Lo stallo relativo al completamento dell’Unione bancaria è, tra gli altri aspetti, il frutto di una contrapposizione datata tra chi ritiene assolutamente prioritaria la riduzione dei rischi e chi invoca strumenti di condivisione degli stessi attraverso la definizione, almeno nell’area euro, di una comune rete di sicurezza. Sull’argomento era intervenuto il governatore della Banca d’Italia, Ignazio Visco, recensendo il libro di Rainer Masera “Community banks e banche del territorio: si può colmare lo iato sui due lati dell’Atlantico?”. Questa contrapposizione oltre a essere sterile – come sostenuto dallo stesso Visco – è anche – aggiungiamo noi – del tutto ingiustificata visto che l’una cosa non esclude l’altra e che reti di sicurezza esistevano fino a quando proprio l’Europa, attraverso una sua Commissione, non le ha messe in discussione per essere poi clamorosamente smentita dalla Corte di giustizia. Forse, alla radice più profonda delle difficoltà di procedere nel completamento dell’Unione bancaria c’è altro.

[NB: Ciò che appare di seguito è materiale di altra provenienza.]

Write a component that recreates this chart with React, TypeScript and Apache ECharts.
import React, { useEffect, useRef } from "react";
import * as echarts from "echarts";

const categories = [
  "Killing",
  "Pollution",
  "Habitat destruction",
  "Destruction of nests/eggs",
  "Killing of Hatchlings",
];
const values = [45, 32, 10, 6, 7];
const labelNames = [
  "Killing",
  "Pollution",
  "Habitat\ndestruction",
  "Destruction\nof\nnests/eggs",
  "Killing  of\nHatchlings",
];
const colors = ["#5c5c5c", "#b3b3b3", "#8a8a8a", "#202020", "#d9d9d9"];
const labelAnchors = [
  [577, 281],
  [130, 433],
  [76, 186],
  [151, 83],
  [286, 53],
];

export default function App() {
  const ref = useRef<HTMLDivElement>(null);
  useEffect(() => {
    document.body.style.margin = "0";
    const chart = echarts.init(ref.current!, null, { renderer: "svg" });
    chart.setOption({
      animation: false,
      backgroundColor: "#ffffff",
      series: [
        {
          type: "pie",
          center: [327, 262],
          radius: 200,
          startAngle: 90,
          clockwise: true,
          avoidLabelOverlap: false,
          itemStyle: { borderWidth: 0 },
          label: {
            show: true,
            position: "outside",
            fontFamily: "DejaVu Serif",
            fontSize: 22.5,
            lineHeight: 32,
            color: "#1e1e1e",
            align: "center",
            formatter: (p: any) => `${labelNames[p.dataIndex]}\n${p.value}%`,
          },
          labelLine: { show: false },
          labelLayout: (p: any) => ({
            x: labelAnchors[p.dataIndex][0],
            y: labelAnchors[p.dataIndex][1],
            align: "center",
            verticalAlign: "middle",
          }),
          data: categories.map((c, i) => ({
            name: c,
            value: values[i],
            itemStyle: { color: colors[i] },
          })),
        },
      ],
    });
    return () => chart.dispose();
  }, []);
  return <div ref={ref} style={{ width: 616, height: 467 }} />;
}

Affiancare l’Unione bancaria a quella monetaria è stata una scelta dettata più dall’urgenza “frettolosa” di reagire rapidamente – e in alcuni casi anche irrazionalmente – alla crisi dei debiti sovrani prodotta artificialmente – è sempre bene ricordarlo – dalla crisi finanziaria mondiale che da una reale intenzione di mettere un tassello nel complesso puzzle dell’Unione europea. Così, quella urgenza non solo non ha realizzato un sistema di Vigilanza unico, riconosciuto e condiviso ma, paradossalmente, ha prodotto più problemi di quanti ne abbia risolti ed oggi, sempre più, e più autorevoli, sono le voci che mettono in discussione quel sistema di regolamentazione. Del resto anche gli Stati Uniti, primi a entrare nella crisi e primi a uscirne, già da un po’, hanno fatto marcia indietro tornando, nella regolamentazione, ad un principio di proporzionalità effettivo e non solo dichiarato. È oggi l’Europa che, come sempre in ritardo, rimette in discussione le proprie scelte frutto, evidentemente, di un misto tra timori e premure non sempre giustificate.

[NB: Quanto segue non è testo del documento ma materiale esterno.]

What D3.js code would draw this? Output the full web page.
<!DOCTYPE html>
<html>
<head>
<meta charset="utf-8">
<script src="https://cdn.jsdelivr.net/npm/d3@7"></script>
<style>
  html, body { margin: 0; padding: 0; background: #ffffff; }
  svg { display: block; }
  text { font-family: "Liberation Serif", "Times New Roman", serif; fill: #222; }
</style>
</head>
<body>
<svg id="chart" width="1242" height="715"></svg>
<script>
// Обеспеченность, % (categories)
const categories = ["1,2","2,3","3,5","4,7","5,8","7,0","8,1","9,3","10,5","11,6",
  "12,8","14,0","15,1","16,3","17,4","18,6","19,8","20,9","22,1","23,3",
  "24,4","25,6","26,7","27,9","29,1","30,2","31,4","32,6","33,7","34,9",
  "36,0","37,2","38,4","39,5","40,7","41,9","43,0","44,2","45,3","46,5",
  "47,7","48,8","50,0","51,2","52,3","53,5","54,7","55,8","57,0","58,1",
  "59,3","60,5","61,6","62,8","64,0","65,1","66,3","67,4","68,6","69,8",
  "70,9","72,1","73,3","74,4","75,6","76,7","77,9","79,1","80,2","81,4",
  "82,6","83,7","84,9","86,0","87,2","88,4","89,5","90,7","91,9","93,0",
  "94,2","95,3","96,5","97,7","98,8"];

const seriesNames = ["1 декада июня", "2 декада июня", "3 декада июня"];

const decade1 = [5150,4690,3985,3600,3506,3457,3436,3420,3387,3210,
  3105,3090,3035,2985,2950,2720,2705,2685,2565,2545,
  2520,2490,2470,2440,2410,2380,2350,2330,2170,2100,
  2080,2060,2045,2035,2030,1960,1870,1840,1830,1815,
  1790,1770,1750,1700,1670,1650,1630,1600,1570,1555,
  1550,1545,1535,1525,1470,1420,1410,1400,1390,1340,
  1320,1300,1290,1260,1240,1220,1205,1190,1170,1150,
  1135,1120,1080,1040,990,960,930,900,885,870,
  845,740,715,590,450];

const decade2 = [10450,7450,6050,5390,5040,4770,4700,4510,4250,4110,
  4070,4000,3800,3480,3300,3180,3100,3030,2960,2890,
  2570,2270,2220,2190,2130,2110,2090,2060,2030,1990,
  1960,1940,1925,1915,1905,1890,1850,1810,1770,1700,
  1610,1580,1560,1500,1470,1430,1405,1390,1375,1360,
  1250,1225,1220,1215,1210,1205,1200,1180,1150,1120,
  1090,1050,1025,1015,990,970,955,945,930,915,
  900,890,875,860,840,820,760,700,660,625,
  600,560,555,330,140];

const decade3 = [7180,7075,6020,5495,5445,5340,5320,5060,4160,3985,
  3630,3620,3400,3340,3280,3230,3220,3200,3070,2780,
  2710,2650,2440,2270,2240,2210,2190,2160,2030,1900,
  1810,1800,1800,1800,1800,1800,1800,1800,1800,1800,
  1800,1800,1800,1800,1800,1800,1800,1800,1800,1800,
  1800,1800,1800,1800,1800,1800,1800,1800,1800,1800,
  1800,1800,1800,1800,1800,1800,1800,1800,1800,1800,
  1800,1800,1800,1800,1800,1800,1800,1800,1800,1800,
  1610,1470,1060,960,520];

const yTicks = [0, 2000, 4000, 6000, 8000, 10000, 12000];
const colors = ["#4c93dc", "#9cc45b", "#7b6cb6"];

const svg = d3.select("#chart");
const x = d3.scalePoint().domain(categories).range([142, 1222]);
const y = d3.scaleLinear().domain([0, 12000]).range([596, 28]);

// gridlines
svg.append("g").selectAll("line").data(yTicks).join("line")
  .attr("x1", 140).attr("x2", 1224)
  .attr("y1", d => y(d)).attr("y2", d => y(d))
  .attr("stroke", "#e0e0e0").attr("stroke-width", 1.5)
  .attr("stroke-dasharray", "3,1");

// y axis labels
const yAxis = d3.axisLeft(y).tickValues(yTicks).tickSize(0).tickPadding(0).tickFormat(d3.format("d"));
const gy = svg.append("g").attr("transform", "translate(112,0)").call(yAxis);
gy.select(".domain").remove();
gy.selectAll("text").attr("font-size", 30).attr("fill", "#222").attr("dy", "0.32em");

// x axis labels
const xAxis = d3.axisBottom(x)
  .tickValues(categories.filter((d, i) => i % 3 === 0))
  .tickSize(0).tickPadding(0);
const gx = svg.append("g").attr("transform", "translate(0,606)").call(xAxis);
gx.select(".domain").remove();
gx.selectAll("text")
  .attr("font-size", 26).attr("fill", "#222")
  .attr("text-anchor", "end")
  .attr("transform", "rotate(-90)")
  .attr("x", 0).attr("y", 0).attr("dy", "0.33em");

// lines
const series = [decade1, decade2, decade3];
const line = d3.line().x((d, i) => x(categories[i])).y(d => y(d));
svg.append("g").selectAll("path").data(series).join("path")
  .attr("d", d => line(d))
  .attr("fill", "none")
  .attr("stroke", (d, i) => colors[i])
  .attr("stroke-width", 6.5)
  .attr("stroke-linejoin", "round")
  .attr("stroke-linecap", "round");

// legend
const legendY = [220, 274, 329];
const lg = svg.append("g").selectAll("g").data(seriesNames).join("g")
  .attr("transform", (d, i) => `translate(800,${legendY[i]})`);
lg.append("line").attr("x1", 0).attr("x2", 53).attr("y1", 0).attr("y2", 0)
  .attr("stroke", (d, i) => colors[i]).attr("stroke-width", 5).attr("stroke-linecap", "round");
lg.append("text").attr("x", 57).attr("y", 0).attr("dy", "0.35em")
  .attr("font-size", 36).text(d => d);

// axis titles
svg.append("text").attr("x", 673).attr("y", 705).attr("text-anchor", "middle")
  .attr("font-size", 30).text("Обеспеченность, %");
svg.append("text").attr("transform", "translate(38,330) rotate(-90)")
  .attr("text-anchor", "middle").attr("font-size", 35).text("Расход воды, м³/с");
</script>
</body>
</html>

Ritorna, dunque, al centro della discussione il tema della proporzionalità nell’applicazione della regolamentazione bancaria e l’autorevolezza dell’intervento del governatore, che già in passato si era espresso in tal senso, ne è un importante contributo. In questa discussione viene preso, come riferimento, proprio il modello statunitense che, dopo le modifiche apportate lo scorso anno e finalizzate a sostenere lo sviluppo economico semplificando e favorendo la concessione di credito ed eliminando inutili e iniqui oneri, ha raggruppato le banche in classi legando la severità dei vincoli regolamentari in maniera direttamente proporzionale alla loro dimensione.

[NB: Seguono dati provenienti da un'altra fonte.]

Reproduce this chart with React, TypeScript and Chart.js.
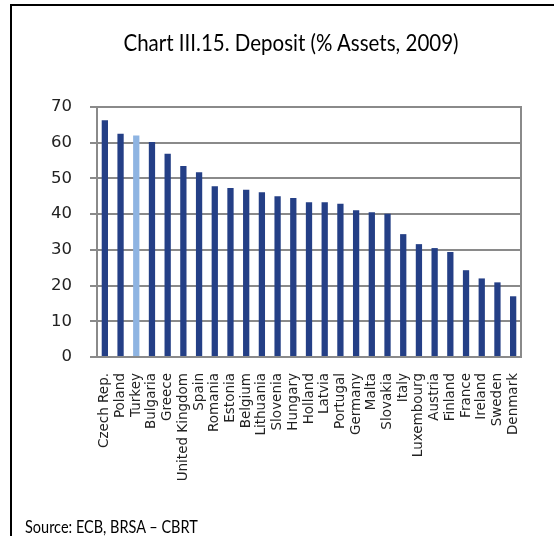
import React, { useEffect, useRef } from "react";
import { Chart, registerables } from "chart.js";

Chart.register(...registerables);

const categories: string[] = [
  "Czech Rep.", "Poland", "Turkey", "Bulgaria", "Greece", "United Kingdom", "Spain",
  "Romania", "Estonia", "Belgium", "Lithuania", "Slovenia", "Hungary", "Holland",
  "Latvia", "Portugal", "Germany", "Malta", "Slovakia", "Italy", "Luxembourg",
  "Austria", "Finland", "France", "Ireland", "Sweden", "Denmark",
];
const depositShare: number[] = [
  66.3, 62.5, 62.0, 60.2, 56.9, 53.5, 51.7,
  47.8, 47.3, 46.8, 46.1, 45.0, 44.5, 43.3,
  43.3, 42.9, 41.1, 40.5, 40.1, 34.4, 31.6,
  30.5, 29.4, 24.3, 22.0, 20.9, 17.0,
];
const highlighted: string[] = ["Turkey"];
const yTicks: number[] = [0, 10, 20, 30, 40, 50, 60, 70];

const TITLE = "Chart III.15. Deposit (% Assets, 2009)";
const SOURCE = "Source: ECB, BRSA \u2013 CBRT";

const DARK = "#243f86";
const LIGHT = "#8eb4e2";
const GRID = "#8a8a8a";
const FONT = "Lato, 'DejaVu Sans', sans-serif";
const TICK_FONT = "'DejaVu Sans', sans-serif";

export default function App() {
  const canvasRef = useRef<HTMLCanvasElement | null>(null);

  useEffect(() => {
    const canvas = canvasRef.current;
    if (!canvas) return;
    const rightBorder = {
      id: "rightBorder",
      afterDatasetsDraw(chart: any) {
        const { ctx, chartArea } = chart;
        ctx.save();
        ctx.strokeStyle = GRID;
        ctx.lineWidth = 2;
        ctx.beginPath();
        ctx.moveTo(chartArea.right, chartArea.top - 1);
        ctx.lineTo(chartArea.right, chartArea.bottom + 1);
        ctx.stroke();
        ctx.restore();
      },
    };
    const chart = new Chart(canvas, {
      type: "bar",
      data: {
        labels: categories,
        datasets: [
          {
            data: depositShare,
            backgroundColor: categories.map((c) => (highlighted.includes(c) ? LIGHT : DARK)),
            barPercentage: 0.4,
            categoryPercentage: 1,
          },
        ],
      },
      options: {
        responsive: false,
        animation: false,
        devicePixelRatio: 1,
        layout: { padding: { left: 0, right: 33, top: 107, bottom: 0 } },
        plugins: {
          legend: { display: false },
          tooltip: { enabled: false },
          title: { display: false },
        },
        scales: {
          x: {
            grid: { display: false, drawTicks: false },
            border: { display: true, color: GRID, width: 2 },
            ticks: {
              autoSkip: false,
              maxRotation: 90,
              minRotation: 90,
              padding: 16,
              color: "#222",
              font: { family: TICK_FONT, size: 13.5 },
            },
            afterFit(scale: any) {
              scale.height = 179;
            },
          },
          y: {
            min: 0,
            max: 70,
            afterBuildTicks(scale: any) {
              scale.ticks = yTicks.map((v) => ({ value: v }));
            },
            grid: { color: GRID, lineWidth: 2, tickLength: 7, drawTicks: true },
            border: { display: true, color: GRID, width: 2 },
            ticks: {
              padding: 18,
              color: "#222",
              font: { family: TICK_FONT, size: 16.5 },
            },
            afterFit(scale: any) {
              scale.width = 97;
            },
          },
        },
      },
      plugins: [rightBorder],
    });
    return () => chart.destroy();
  }, []);

  return (
    <div
      style={{
        position: "absolute",
        left: 0,
        top: 0,
        width: 554,
        height: 536,
        background: "#fff",
        overflow: "hidden",
      }}
    >
      <canvas
        ref={canvasRef}
        width={554}
        height={536}
        style={{ position: "absolute", left: 0, top: 0, width: 554, height: 536 }}
      />
      <div style={{ position: "absolute", left: 10, top: 4, width: 544, height: 2, background: "#000" }} />
      <div style={{ position: "absolute", left: 10, top: 4, width: 2, height: 532, background: "#000" }} />
      <div
        style={{
          position: "absolute",
          left: 0,
          width: 582,
          top: 30,
          textAlign: "center",
          fontFamily: FONT,
          fontSize: 20.5,
          color: "#000",
          whiteSpace: "nowrap",
          transform: "scaleY(1.15)",
          transformOrigin: "50% 50%",
        }}
      >
        {TITLE}
      </div>
      <div
        style={{
          position: "absolute",
          left: 25,
          top: 518,
          fontFamily: FONT,
          fontSize: 14.5,
          color: "#000",
          whiteSpace: "nowrap",
          transform: "scaleY(1.15)",
          transformOrigin: "0% 50%",
        }}
      >
        {SOURCE}
      </div>
    </div>
  );
}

Naturalmente il modello statunitense di regolamentazione non è l’unico possibile. Ciò che però continua a essere di grande interesse è quanto, in quel sistema, sia pienamente riconosciuta la funzione anticiclica e la capacità di resilienza delle migliaia di community banks, le banche di comunità – in Italia “banche del territorio” – le quali fanno parte di un sistema diversificato con l’obiettivo dichiarato di favorire, particolarmente, il sostegno creditizio alle piccole e medie imprese e i consumi e la tutela del risparmio delle famiglie che continuano a rappresentare un settore chiave dell’economia americana. In quel modello le differenze di questa tipologia di banche con quelle del resto del sistema, sia in termini di governance e di organizzazione sia di obiettivi di mercato, è alla base del principio di proporzionalità il quale riconosce che le regole prudenziali, eccessivamente complesse e restrittive, applicate indistintamente a tutte le tipologie e dimensioni di banche, distorcono il sistema concorrenziale e aumentano le difficoltà di accesso al credito con esiti negativi sull’intero sistema economico. È utile aggiungere anche che banche che operando su scala ridotta e, per questo meno complessa, sono più facilmente monitorabili e, dunque, meno problematiche sul piano della sicurezza e della stabilità del sistema.
La riduzione del rischio è direttamente proporzionata alla ripresa e alla crescita economica e non viceversa. La ripresa va sostenuta e non soffocata rendendo difficile e complessa, se non impossibile, l’erogazione del credito da parte delle banche che, al contrario, vanno messe nelle condizioni di finanziare e sostenere l’economia reale. Sono, queste sì, regole universali che dovrebbero essere considerate ovvie ma che, in un recente passato, soprattutto in Europa, non lo sono state. Oggi la situazione sta rapidamente cambiando. Almeno da questo punto di vista, l’America e il metodo della Fed sono più vicini.